Under the succeeding Kassite dynasty, shortly after the middle of the 2nd millennium, Ekur was restored once more to its former splendour, several monarchs of that dynasty built upon and adorned it, and thousands of inscriptions, dating from the time of those rulers, have been discovered in its archives. After the middle of the 12th century BC follows another long period of comparative neglect, but with the conquest of Babylonia by the Assyrian king Sargon II, at the close of the 8th century BC, we meet again with building inscriptions, and under Ashurbanipal, about the middle of the 7th century BC, we find Ekur restored with a splendour greater than ever before, the ziggurat of that period being 58 by 39 m.

After the fall of the Neo Assyrian Empire Ekur appears to have gradually fallen into decay, until finally, in the Seleucid period, the ancient temple was turned into a fortress. Huge walls were erected at the edges of the ancient terrace, the courts of the temple were filled with houses and streets, and the ziggurat itself was curiously built over in a cruciform shape, and converted into an acropolis for the fortress. This fortress was occupied and further built upon until the close of the Parthian period, about AD 250; but under the succeeding rule of the Sassanids it in its turn fell into decay, and the ancient sanctuary became, to a considerable extent, a mere place of sepulture, only a small village of mud huts huddled about the ancient ziggurat continuing to be inhabited. It appears that the city was the seat of an Assyrian Church of the East Christian bishopric as late as the 8th century AD.

Archaeology

Nippur was situated on both sides of the Shatt-en-Nil canal, one of the earliest courses of the Euphrates, between the present bed of that river and the Tigris, almost 160 km southeast of Baghdad. It is represented by the great complex of ruin mounds known to the Arabs as Nuffar, written by the earlier explorers Niffer, divided into two main parts by the dry bed of the old Shatt-en-Nil (Arakhat). The highest point of these ruins, a conical hill rising about 30 m above the level of the surrounding plain, northeast of the canal bed, is called by the Arabs Bint el-Amiror "prince's daughter."

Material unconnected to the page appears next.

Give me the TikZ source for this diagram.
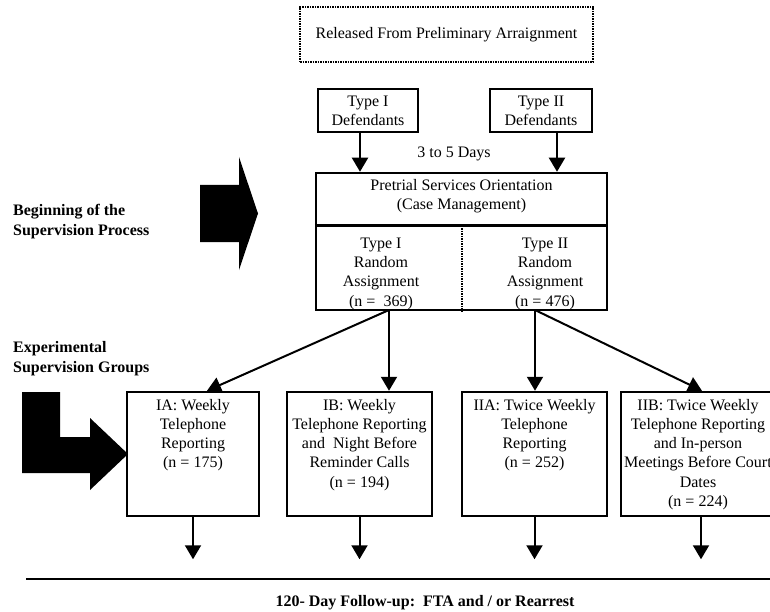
\documentclass[tikz,border=0pt]{standalone}
\usepackage{fontspec}
\setmainfont{Liberation Serif}
\usetikzlibrary{arrows.meta,positioning}

\begin{document}
\begin{tikzpicture}[x=1pt,y=-1pt,
        every node/.style={font=\fontsize{16}{19.3}\selectfont, inner sep=0pt},
        box/.style={draw, rectangle, line width=2.5pt},
        dotline/.style={dash pattern=on 1.5pt off 1pt, line width=2pt},
        flow/.style={-{Triangle[width=16pt,length=14pt]}, line width=2pt},
        side/.style={font=\fontsize{16}{20}\selectfont\bfseries, align=left, anchor=north west}]
        \useasboundingbox (0,0) rectangle (770,612);

        % release
        \node[box, dotline, minimum width=293pt, minimum height=55pt] (release) at (446.5,34.5) {Released From Preliminary Arraignment};

        % defendants
        \node[box, align=center, minimum width=100pt, minimum height=43pt] (type1) at (368,110.5) {Type I\\Defendants};
        \node[box, align=center, minimum width=102pt, minimum height=43pt] (type2) at (541,110.5) {Type II\\Defendants};
        \node[anchor=base] (days) at (454,158) {3 to 5 Days};

        % orientation
        \node[box, minimum width=291pt, minimum height=137pt] (orient) at (461.5,241.5) {};
        \draw[line width=2.5pt] ([yshift=-54pt]orient.north west) -- ([yshift=-54pt]orient.north east);
        \draw[dotline] ([yshift=-54pt]orient.north) -- (orient.south);
        \node[anchor=north, align=center] (orient-t) at (461.5,179) {Pretrial Services Orientation\\(Case Management)};
        \node[anchor=north, align=center] (assign1) at (381,237.5) {Type I\\Random\\Assignment\\(n =\ \ 369)};
        \node[anchor=north, align=center] (assign2) at (545,237.5) {Type II\\Random\\Assignment\\(n = 476)};

        \draw[flow] ([xshift=-8pt]type1.south) -- ([xshift=-8pt]type1.south |- orient.north);
        \draw[flow] ([xshift=16pt]type2.south) -- ([xshift=16pt]type2.south |- orient.north);

        % side labels
        \node[side] (begin) at (13,204) {Beginning of the\\Supervision Process};
        \node[side] (expgroups) at (13,341) {Experimental\\Supervision Groups};
        \fill (200,185) -- (239,185) -- (239,157) -- (258,213.5) -- (239,270) -- (239,242) -- (200,242) -- cycle;
        \fill (22,392) -- (60,392) -- (60,437) -- (90,437) -- (90,418) -- (128,454) -- (90,490) -- (90,473) -- (22,473) -- cycle;

        % groups
        \node[box, minimum width=132pt, minimum height=124pt] (ia) at (193,454) {};
        \node[box, minimum width=145pt, minimum height=124pt] (ib) at (359.5,454) {};
        \node[box, minimum width=145pt, minimum height=124pt] (iia) at (534.5,454) {};
        \node[box, minimum width=154pt, minimum height=124pt] (iib) at (698,454) {};

        \node[below=8pt of ia.north, align=center] (ia-t) {IA: Weekly\\Telephone\\Reporting\\(n = 175)};
        \node[below=8pt of ib.north, align=center] (ib-t) {IB: Weekly\\Telephone Reporting\\and\ \ Night Before\\Reminder Calls\\(n = 194)};
        \node[below=8pt of iia.north, align=center] (iia-t) {IIA: Twice Weekly\\Telephone\\Reporting\\(n = 252)};
        \node[below=8pt of iib.north, align=center] (iib-t) {IIB: Twice Weekly\\Telephone Reporting\\and In-person\\Meetings Before Court\\Dates\\(n = 224)};

        % assignment
        \coordinate (out1) at (389,310);
        \coordinate (out2) at (535,310);
        \draw[flow] (out1) -- ([xshift=14pt]ia.north);
        \draw[flow] (out1) -- (out1 |- ib.north);
        \draw[flow] (out2) -- (out2 |- iia.north);
        \draw[flow] (out2) -- ([xshift=4pt]iib.north);

        % follow-up
        \draw[flow] (ia.south) -- ++(0,42);
        \draw[flow] (ib.south) -- ++(0,42);
        \draw[flow] (iia.south) -- ++(0,42);
        \draw[flow] ([xshift=3pt]iib.south) -- ++(0,42);
        \coordinate (rule-l) at (26,579);
        \coordinate (rule-r) at (772,579);
        \draw[line width=2.5pt] (rule-l) -- (rule-r);
        \node[anchor=base, font=\fontsize{16}{19.3}\selectfont\bfseries] (follow) at (425,606) {120- Day Follow-up:\ \ FTA and / or Rearrest};
    \end{tikzpicture}
\end{document}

Nippur was first excavated, briefly, by Sir Austen Henry Layard in 1851. [3] Full scale digging was begun by an expedition from the University of Pennsylvania. The work involved four seasons of excavation between 1889 and 1900 and was led by John Punnett Peters, John Henry Haynes, and Hermann Volrath Hilprecht. [4] [5] [6] Nippur was excavated for 19 seasons between 1948 and 1990 by a team from the Oriental Institute of Chicago, joined at times by the University of Pennsylvania Museum of Archaeology and Anthropology and the American Schools of Oriental Research. [7] [8] [9] [10] [11] [12] [13] [14]

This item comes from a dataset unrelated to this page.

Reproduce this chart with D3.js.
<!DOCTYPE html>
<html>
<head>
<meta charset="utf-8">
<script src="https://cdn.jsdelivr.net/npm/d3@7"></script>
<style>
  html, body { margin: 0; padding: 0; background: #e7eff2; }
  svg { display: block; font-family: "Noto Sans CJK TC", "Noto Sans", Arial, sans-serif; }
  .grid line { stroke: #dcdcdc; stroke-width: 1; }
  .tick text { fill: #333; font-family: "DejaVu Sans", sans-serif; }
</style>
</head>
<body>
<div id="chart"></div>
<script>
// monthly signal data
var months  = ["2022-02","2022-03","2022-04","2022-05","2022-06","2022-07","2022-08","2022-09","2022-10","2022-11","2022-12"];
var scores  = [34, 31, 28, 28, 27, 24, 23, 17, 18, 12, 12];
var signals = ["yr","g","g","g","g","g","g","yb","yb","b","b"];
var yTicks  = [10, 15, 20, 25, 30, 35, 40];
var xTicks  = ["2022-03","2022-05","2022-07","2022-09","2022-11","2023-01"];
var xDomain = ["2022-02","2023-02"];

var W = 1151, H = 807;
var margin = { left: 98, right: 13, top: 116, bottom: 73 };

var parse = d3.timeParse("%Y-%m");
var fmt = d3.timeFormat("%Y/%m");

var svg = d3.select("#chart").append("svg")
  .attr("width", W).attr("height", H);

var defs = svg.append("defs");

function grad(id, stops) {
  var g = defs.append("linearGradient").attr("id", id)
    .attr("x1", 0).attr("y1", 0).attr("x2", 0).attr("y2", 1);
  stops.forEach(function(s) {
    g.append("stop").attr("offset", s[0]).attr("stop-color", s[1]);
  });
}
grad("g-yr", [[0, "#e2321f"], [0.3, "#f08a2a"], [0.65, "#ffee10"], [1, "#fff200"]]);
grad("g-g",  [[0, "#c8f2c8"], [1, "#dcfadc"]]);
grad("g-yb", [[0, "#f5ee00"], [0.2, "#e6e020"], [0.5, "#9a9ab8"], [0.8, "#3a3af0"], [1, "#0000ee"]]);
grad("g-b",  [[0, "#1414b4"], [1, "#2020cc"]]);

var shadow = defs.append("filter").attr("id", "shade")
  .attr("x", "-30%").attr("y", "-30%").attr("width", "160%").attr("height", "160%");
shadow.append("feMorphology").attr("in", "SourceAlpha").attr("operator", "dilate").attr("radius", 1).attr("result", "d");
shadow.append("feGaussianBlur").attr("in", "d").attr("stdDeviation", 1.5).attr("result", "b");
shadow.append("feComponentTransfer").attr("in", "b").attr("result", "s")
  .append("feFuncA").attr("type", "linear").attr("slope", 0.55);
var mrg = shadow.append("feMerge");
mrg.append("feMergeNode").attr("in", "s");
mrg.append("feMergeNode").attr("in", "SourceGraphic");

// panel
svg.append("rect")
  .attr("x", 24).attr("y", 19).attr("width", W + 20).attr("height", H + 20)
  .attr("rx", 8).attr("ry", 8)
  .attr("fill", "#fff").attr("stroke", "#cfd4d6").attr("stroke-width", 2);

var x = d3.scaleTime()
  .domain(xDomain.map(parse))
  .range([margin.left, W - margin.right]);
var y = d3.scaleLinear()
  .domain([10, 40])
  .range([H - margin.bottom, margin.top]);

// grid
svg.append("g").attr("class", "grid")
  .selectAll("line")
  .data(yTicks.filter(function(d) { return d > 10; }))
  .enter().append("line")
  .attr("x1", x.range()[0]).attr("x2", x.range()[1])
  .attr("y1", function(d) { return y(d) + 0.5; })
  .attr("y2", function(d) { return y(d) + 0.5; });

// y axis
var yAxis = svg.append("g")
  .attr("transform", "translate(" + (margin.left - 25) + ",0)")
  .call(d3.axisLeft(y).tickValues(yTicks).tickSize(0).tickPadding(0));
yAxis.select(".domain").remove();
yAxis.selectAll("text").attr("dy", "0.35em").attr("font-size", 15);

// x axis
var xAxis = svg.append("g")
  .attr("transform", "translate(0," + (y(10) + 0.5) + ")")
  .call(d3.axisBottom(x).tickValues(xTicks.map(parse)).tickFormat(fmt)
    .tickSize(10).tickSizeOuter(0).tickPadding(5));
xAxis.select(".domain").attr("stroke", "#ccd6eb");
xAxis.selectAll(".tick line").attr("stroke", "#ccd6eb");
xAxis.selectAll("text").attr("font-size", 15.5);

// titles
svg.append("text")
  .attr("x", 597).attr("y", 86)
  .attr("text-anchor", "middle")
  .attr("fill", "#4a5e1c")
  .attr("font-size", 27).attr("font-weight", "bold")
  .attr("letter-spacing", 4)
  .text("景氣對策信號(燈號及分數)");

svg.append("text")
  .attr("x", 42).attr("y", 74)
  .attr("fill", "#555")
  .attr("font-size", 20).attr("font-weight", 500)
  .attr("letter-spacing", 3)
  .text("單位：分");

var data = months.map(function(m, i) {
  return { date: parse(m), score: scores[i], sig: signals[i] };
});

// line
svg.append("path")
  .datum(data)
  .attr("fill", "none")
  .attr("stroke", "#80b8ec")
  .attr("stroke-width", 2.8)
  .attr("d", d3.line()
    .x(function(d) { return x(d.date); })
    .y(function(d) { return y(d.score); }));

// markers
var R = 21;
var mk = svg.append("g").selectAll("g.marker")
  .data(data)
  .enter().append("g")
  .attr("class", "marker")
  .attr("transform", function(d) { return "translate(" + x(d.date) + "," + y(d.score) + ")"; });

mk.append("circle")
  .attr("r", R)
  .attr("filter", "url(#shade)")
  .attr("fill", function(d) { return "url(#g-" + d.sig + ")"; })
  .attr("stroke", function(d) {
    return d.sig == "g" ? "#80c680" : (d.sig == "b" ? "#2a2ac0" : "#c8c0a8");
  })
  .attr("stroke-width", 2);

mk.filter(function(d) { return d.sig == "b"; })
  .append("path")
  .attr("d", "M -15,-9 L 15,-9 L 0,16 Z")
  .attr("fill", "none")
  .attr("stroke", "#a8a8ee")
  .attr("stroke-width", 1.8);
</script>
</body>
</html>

As at Tello, so at Nippur, the clay archives of the temple were found not in the temple proper, but on an outlying mound. South-eastward of the temple quarter, without the walls above described, and separated from it by a large basin connected with the Shatt-en-Nil, lay a triangular mound, about 7.5 m in average height and 52.000 m² in extent. In this were found large numbers of inscribed clay tablets (it is estimated that upward of 40,000 tablets and fragments have been excavated in this mound alone), dating from the middle of the 3rd millennium BC onward into the Persian period, partly temple archives, partly school exercises and text-books, partly mathematical tables, with a considerable number of documents of a more distinctly literary character.[citation needed] For an account of one of the most interesting fragments of a literary or religious character, found at Nippur, see below. Almost directly opposite the temple, a large palace was excavated, apparently of the Seleucid period, and in this neighborhood and further southward on these mounds large numbers of inscribed tablets of various periods, including temple archives of the Kassite and commercial archives of the Persian period, were excavated. The latter, the "books and papers" of the house of Murashu, commercial agents of the government, throw light on the condition of the city and the administration of the country in the Persian period, the 5th century BC. The former give us a very good idea of the administration of an ancient temple. The whole city of Nippur appears to have been at that time merely an appanage of the temple. The temple itself was a great landowner, possessed of both farms and pasture land. Its tenants were obliged to render careful accounts of their administration of the property entrusted to their care, which were preserved in the archives of the temple. We have also from these archives lists of goods contained in the temple treasuries and salary lists of temple officials, on tablet forms specially prepared and marked off for periods of a year or less.[citation needed]

On the upper surface of these mounds was found a considerable Jewish town, dating from about the beginning of the Arabic period onward to the 20th century AD, in the houses of which were large numbers of incantation bowls. Jewish names, appearing in the Persian documents discovered at Nippur, show, however, that Jewish settlement at that city dates in fact from a much earlier period.[citation needed]

Drehem

Drehem or ancient Puzrish-Dagan, a suburb of Nippur, is the best known city of the so-called redistribution centers of the Neo Sumerian period of Mesopotamian history. It is located some 10 kilometers south of Nippur. Witnessed by thousands ofcuneiform tablets, livestock (cattle, sheep and goats) of the state was centralized at Drehem and redistributed to the temples, its officials and the royal palaces of Sumer. [15] The temples of nearby Nippur, the religious capital of the Neo Sumerian culture, were the main destinations of the livestock. The city was founded by Shulgi, king of Ur. Some of its cuneiform archives are at the Royal Ontario Museum, Toronto.